+++ Data shown +++

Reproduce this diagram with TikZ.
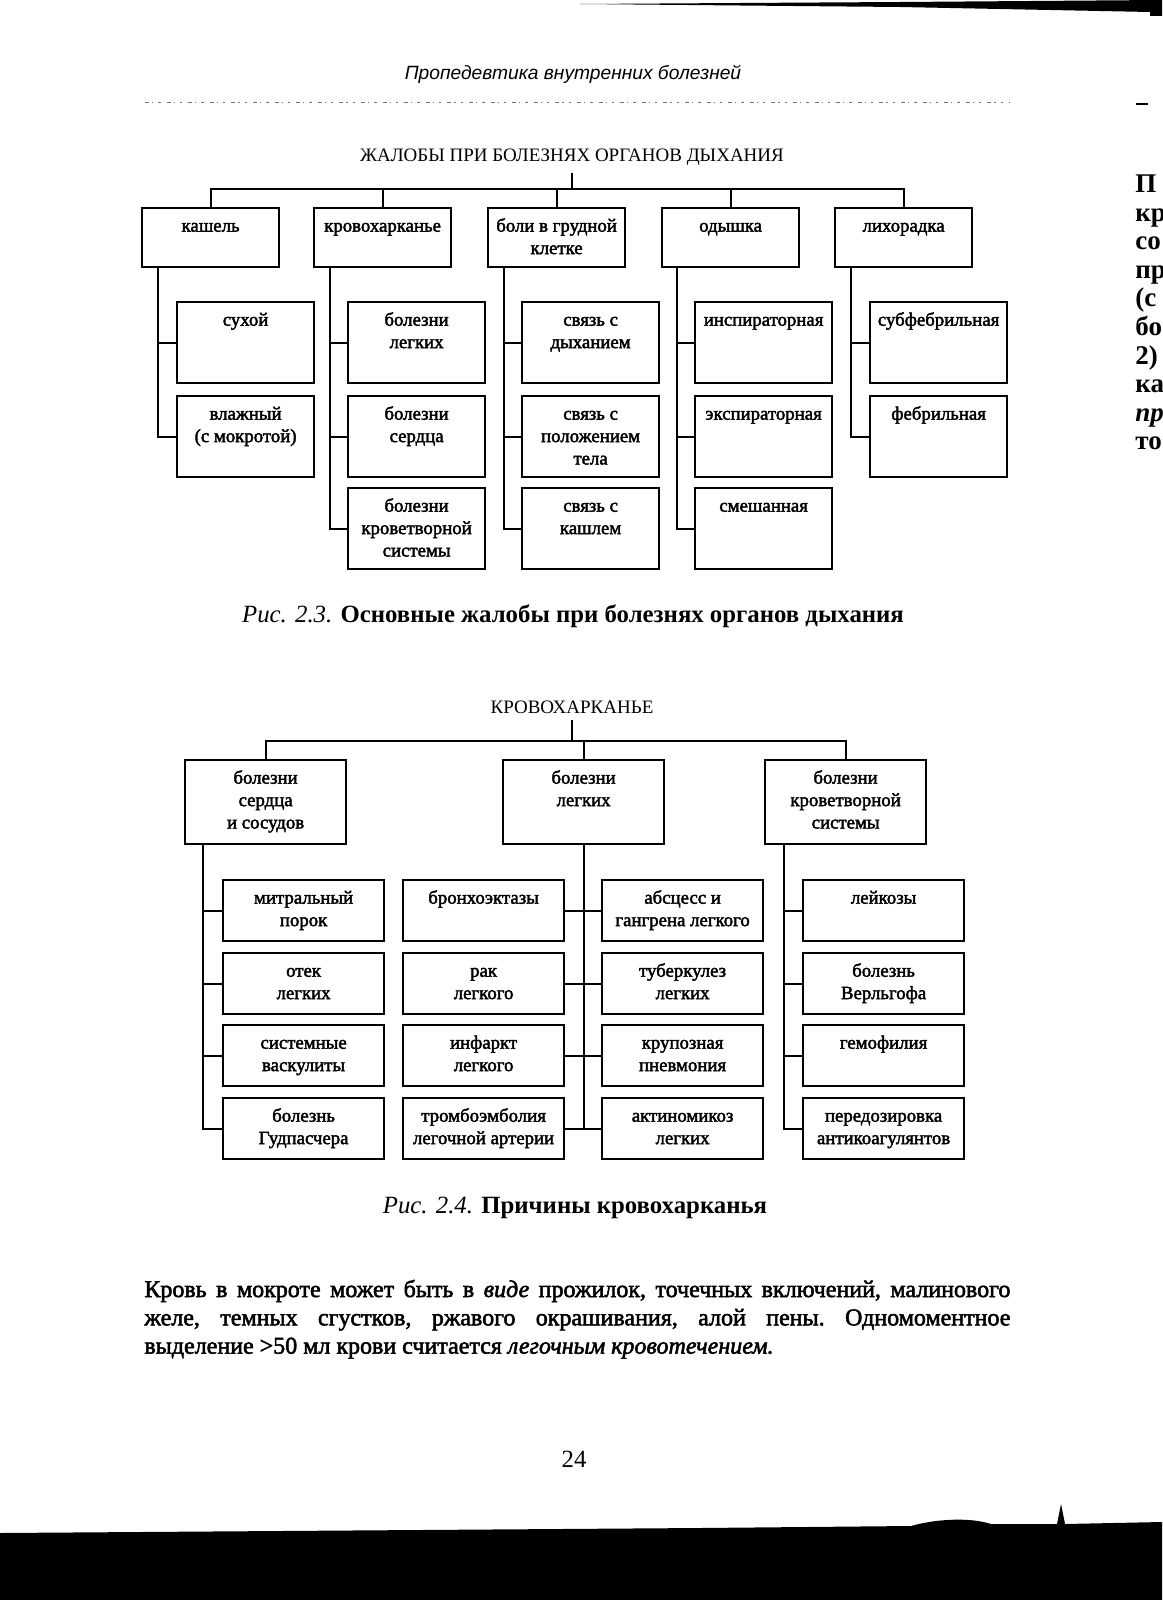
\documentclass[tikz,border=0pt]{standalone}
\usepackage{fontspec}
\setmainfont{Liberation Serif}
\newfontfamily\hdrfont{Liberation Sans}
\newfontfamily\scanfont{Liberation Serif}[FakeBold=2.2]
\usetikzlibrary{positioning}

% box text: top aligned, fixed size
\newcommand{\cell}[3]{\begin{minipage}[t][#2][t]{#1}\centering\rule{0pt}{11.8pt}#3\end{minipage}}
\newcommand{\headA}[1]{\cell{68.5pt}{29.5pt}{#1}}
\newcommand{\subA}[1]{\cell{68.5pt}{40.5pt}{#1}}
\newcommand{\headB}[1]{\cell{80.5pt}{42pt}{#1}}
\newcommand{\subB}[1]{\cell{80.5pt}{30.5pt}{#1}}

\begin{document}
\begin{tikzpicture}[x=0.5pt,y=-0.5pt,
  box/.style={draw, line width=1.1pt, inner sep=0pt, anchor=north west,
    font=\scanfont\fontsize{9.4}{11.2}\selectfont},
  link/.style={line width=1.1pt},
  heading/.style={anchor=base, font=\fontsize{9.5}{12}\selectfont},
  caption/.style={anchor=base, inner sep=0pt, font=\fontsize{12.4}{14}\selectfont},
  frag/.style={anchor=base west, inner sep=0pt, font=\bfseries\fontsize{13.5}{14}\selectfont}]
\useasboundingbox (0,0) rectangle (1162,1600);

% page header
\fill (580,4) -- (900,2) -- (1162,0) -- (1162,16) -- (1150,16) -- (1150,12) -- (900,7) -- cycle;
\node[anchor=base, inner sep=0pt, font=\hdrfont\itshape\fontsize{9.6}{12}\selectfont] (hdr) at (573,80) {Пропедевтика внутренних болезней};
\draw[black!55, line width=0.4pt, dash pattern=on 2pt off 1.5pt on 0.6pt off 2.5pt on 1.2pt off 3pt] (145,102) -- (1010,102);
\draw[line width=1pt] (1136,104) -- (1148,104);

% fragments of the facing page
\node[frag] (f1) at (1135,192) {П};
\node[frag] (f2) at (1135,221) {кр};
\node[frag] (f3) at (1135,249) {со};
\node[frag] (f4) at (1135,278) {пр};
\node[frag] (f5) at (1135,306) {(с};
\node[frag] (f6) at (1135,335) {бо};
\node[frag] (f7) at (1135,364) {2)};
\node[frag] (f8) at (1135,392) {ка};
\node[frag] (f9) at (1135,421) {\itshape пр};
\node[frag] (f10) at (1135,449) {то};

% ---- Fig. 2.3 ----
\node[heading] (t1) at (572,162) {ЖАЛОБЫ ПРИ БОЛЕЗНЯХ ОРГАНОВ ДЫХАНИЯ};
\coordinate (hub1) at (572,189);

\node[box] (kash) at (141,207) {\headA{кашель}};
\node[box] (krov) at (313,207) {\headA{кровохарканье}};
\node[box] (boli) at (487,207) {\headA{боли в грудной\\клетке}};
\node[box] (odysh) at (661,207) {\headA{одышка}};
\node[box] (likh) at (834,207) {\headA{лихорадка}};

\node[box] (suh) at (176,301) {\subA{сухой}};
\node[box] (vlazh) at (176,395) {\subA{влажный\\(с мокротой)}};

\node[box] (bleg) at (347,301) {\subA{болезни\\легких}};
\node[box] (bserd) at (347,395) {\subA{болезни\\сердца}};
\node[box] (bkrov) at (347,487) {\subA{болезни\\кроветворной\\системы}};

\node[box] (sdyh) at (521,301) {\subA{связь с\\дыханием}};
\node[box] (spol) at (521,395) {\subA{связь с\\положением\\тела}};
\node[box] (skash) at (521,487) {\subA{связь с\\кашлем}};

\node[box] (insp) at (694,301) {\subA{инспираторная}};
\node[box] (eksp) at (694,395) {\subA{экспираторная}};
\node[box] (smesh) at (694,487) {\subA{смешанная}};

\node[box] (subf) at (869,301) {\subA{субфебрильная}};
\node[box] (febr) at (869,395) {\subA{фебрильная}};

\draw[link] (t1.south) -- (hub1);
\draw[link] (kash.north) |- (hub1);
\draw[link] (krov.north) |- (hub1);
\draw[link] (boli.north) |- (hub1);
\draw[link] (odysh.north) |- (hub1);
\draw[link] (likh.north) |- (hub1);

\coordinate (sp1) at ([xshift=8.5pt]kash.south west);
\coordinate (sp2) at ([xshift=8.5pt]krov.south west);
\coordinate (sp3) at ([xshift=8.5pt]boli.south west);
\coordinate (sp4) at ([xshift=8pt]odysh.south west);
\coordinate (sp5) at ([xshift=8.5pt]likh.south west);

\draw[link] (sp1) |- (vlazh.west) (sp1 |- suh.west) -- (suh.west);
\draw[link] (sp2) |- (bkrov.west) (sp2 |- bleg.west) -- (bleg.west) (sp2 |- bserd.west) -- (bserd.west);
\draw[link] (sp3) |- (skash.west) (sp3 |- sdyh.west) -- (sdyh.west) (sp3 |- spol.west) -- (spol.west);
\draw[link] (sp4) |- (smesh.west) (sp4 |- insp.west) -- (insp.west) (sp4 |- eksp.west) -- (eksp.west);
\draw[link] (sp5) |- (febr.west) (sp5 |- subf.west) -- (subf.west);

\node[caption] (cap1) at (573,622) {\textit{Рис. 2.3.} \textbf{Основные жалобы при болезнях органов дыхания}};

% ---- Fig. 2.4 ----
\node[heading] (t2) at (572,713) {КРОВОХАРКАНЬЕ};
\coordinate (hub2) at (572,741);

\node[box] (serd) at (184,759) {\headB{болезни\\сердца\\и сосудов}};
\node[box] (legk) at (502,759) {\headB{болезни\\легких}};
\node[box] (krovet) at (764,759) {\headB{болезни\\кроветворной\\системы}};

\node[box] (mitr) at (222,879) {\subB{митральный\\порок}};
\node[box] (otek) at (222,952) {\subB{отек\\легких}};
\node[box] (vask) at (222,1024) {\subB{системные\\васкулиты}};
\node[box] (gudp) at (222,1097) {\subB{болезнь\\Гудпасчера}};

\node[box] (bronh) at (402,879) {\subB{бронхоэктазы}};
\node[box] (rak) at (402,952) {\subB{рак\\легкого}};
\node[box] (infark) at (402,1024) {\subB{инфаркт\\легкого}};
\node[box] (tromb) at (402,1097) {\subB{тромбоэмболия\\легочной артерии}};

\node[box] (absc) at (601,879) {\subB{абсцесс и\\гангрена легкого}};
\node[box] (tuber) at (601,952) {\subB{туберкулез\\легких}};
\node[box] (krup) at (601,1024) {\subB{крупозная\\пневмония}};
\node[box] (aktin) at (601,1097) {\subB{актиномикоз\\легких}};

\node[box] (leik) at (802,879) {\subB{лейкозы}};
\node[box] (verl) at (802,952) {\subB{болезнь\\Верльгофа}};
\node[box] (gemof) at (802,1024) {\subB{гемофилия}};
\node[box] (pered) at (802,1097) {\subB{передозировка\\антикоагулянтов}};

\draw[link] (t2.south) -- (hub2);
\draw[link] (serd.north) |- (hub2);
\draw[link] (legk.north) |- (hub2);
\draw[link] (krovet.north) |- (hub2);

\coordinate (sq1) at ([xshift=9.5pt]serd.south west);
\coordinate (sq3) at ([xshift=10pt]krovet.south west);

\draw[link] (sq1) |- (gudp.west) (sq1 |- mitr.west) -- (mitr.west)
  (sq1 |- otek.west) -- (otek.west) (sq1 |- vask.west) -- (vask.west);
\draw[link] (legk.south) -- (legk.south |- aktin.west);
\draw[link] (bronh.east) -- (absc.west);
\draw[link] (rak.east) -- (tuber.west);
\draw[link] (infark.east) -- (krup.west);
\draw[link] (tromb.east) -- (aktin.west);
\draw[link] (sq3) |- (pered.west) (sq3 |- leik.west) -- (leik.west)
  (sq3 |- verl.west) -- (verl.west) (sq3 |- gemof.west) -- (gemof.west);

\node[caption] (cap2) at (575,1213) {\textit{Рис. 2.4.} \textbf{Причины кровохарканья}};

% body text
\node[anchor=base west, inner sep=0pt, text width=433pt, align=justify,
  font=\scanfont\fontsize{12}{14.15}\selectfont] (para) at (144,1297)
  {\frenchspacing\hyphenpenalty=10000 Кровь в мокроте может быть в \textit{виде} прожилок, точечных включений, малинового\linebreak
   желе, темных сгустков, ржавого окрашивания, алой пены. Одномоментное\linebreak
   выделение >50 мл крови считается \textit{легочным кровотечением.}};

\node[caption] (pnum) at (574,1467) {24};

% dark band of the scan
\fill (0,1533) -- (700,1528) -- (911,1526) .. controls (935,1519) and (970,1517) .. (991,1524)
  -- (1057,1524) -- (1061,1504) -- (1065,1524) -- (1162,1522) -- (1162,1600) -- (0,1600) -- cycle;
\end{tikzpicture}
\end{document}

+++

Directions for this task: Please reproduce the listing exactly from its opening line through the line that contains "(0,0) rectangle (1162,1600);", both included, with all pictures omitted.

Solution:
Reproduce this diagram with TikZ.
\documentclass[tikz,border=0pt]{standalone}
\usepackage{fontspec}
\setmainfont{Liberation Serif}
\newfontfamily\hdrfont{Liberation Sans}
\newfontfamily\scanfont{Liberation Serif}[FakeBold=2.2]
\usetikzlibrary{positioning}

% box text: top aligned, fixed size
\newcommand{\cell}[3]{\begin{minipage}[t][#2][t]{#1}\centering\rule{0pt}{11.8pt}#3\end{minipage}}
\newcommand{\headA}[1]{\cell{68.5pt}{29.5pt}{#1}}
\newcommand{\subA}[1]{\cell{68.5pt}{40.5pt}{#1}}
\newcommand{\headB}[1]{\cell{80.5pt}{42pt}{#1}}
\newcommand{\subB}[1]{\cell{80.5pt}{30.5pt}{#1}}

\begin{document}
\begin{tikzpicture}[x=0.5pt,y=-0.5pt,
  box/.style={draw, line width=1.1pt, inner sep=0pt, anchor=north west,
    font=\scanfont\fontsize{9.4}{11.2}\selectfont},
  link/.style={line width=1.1pt},
  heading/.style={anchor=base, font=\fontsize{9.5}{12}\selectfont},
  caption/.style={anchor=base, inner sep=0pt, font=\fontsize{12.4}{14}\selectfont},
  frag/.style={anchor=base west, inner sep=0pt, font=\bfseries\fontsize{13.5}{14}\selectfont}]
\useasboundingbox (0,0) rectangle (1162,1600);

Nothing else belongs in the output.